| Description of the task |
Output the full listing below exactly, without the pictures.

━━━━━ Recorded data

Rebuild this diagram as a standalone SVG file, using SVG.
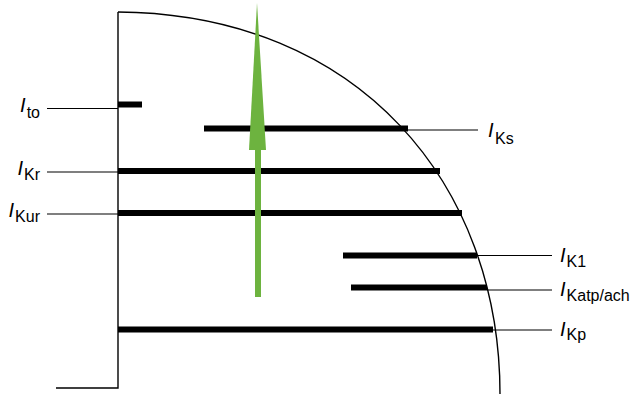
<svg xmlns="http://www.w3.org/2000/svg" width="638" height="394" viewBox="0 0 638 394">
<style>
.thin{stroke:#000;stroke-width:1.2;fill:none}
.axis{stroke:#000;stroke-width:1.4;fill:none}
.bar{stroke:#000;stroke-width:6;fill:none}
.lbl{font-family:"Liberation Sans",Arial,sans-serif;fill:#000}
.i{font-style:italic;font-size:20px}
.s{font-size:16px}
</style>
<rect width="638" height="394" fill="#fff"/>
<g id="axes">
<path class="axis" d="M56,388 H118 V12"/>
<path class="axis" d="M118,12 C360,14 500,185 500,394"/>
</g>
<g id="connectors">
<line class="thin" x1="47" y1="108.5" x2="118" y2="108.5"/>
<line class="thin" x1="47" y1="172" x2="118" y2="172"/>
<line class="thin" x1="47" y1="214" x2="118" y2="214"/>
<line class="thin" x1="408" y1="130" x2="478" y2="130"/>
<line class="thin" x1="477" y1="255.5" x2="552" y2="255.5"/>
<line class="thin" x1="487" y1="290" x2="552" y2="290"/>
<line class="thin" x1="493" y1="330" x2="552" y2="330"/>
</g>
<g id="bars">
<line class="bar" x1="118" y1="104.5" x2="142" y2="104.5" stroke-width="7"/>
<line class="bar" x1="204" y1="128.5" x2="408" y2="128.5"/>
<line class="bar" x1="118" y1="171" x2="440" y2="171"/>
<line class="bar" x1="118" y1="213" x2="462" y2="213"/>
<line class="bar" x1="343" y1="255.5" x2="477" y2="255.5"/>
<line class="bar" x1="351" y1="287.5" x2="487" y2="287.5"/>
<line class="bar" x1="118" y1="329.5" x2="493" y2="329.5"/>
</g>
<g id="arrow">
<rect x="255" y="148" width="6" height="149" fill="#6db33f"/>
<polygon points="257,3 249,150 266,150" fill="#6db33f"/>
</g>
<g id="label-Ito"><text class="lbl" x="40" y="112" text-anchor="end"><tspan class="i">I</tspan><tspan class="s" dx="1" dy="6">to</tspan></text></g>
<g id="label-IKr"><text class="lbl" x="40" y="175" text-anchor="end"><tspan class="i">I</tspan><tspan class="s" dx="1" dy="5">Kr</tspan></text></g>
<g id="label-IKur"><text class="lbl" x="40" y="217" text-anchor="end"><tspan class="i">I</tspan><tspan class="s" dx="1" dy="5">Kur</tspan></text></g>
<g id="label-IKs"><text class="lbl" x="488" y="137"><tspan class="i">I</tspan><tspan class="s" dx="1.5" dy="7">Ks</tspan></text></g>
<g id="label-IK1"><text class="lbl" x="560" y="262"><tspan class="i">I</tspan><tspan class="s" dx="1" dy="5">K1</tspan></text></g>
<g id="label-IKatp"><text class="lbl" x="560" y="296"><tspan class="i">I</tspan><tspan class="s" dx="1" dy="5">Katp/ach</tspan></text></g>
<g id="label-IKp"><text class="lbl" x="560" y="336"><tspan class="i">I</tspan><tspan class="s" dx="1" dy="4">Kp</tspan></text></g>
</svg>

━━━━━━━━━━

| Completed exercise |
Rebuild this diagram as a standalone SVG file, using SVG.
<svg xmlns="http://www.w3.org/2000/svg" width="638" height="394" viewBox="0 0 638 394">
<style>
.thin{stroke:#000;stroke-width:1.2;fill:none}
.axis{stroke:#000;stroke-width:1.4;fill:none}
.bar{stroke:#000;stroke-width:6;fill:none}
.lbl{font-family:"Liberation Sans",Arial,sans-serif;fill:#000}
.i{font-style:italic;font-size:20px}
.s{font-size:16px}
</style>
<rect width="638" height="394" fill="#fff"/>
<g id="axes">
<path class="axis" d="M56,388 H118 V12"/>
<path class="axis" d="M118,12 C360,14 500,185 500,394"/>
</g>
<g id="connectors">
<line class="thin" x1="47" y1="108.5" x2="118" y2="108.5"/>
<line class="thin" x1="47" y1="172" x2="118" y2="172"/>
<line class="thin" x1="47" y1="214" x2="118" y2="214"/>
<line class="thin" x1="408" y1="130" x2="478" y2="130"/>
<line class="thin" x1="477" y1="255.5" x2="552" y2="255.5"/>
<line class="thin" x1="487" y1="290" x2="552" y2="290"/>
<line class="thin" x1="493" y1="330" x2="552" y2="330"/>
</g>
<g id="bars">
<line class="bar" x1="118" y1="104.5" x2="142" y2="104.5" stroke-width="7"/>
<line class="bar" x1="204" y1="128.5" x2="408" y2="128.5"/>
<line class="bar" x1="118" y1="171" x2="440" y2="171"/>
<line class="bar" x1="118" y1="213" x2="462" y2="213"/>
<line class="bar" x1="343" y1="255.5" x2="477" y2="255.5"/>
<line class="bar" x1="351" y1="287.5" x2="487" y2="287.5"/>
<line class="bar" x1="118" y1="329.5" x2="493" y2="329.5"/>
</g>
<g id="arrow">
<rect x="255" y="148" width="6" height="149" fill="#6db33f"/>
<polygon points="257,3 249,150 266,150" fill="#6db33f"/>
</g>
<g id="label-Ito"><text class="lbl" x="40" y="112" text-anchor="end"><tspan class="i">I</tspan><tspan class="s" dx="1" dy="6">to</tspan></text></g>
<g id="label-IKr"><text class="lbl" x="40" y="175" text-anchor="end"><tspan class="i">I</tspan><tspan class="s" dx="1" dy="5">Kr</tspan></text></g>
<g id="label-IKur"><text class="lbl" x="40" y="217" text-anchor="end"><tspan class="i">I</tspan><tspan class="s" dx="1" dy="5">Kur</tspan></text></g>
<g id="label-IKs"><text class="lbl" x="488" y="137"><tspan class="i">I</tspan><tspan class="s" dx="1.5" dy="7">Ks</tspan></text></g>
<g id="label-IK1"><text class="lbl" x="560" y="262"><tspan class="i">I</tspan><tspan class="s" dx="1" dy="5">K1</tspan></text></g>
<g id="label-IKatp"><text class="lbl" x="560" y="296"><tspan class="i">I</tspan><tspan class="s" dx="1" dy="5">Katp/ach</tspan></text></g>
<g id="label-IKp"><text class="lbl" x="560" y="336"><tspan class="i">I</tspan><tspan class="s" dx="1" dy="4">Kp</tspan></text></g>
</svg>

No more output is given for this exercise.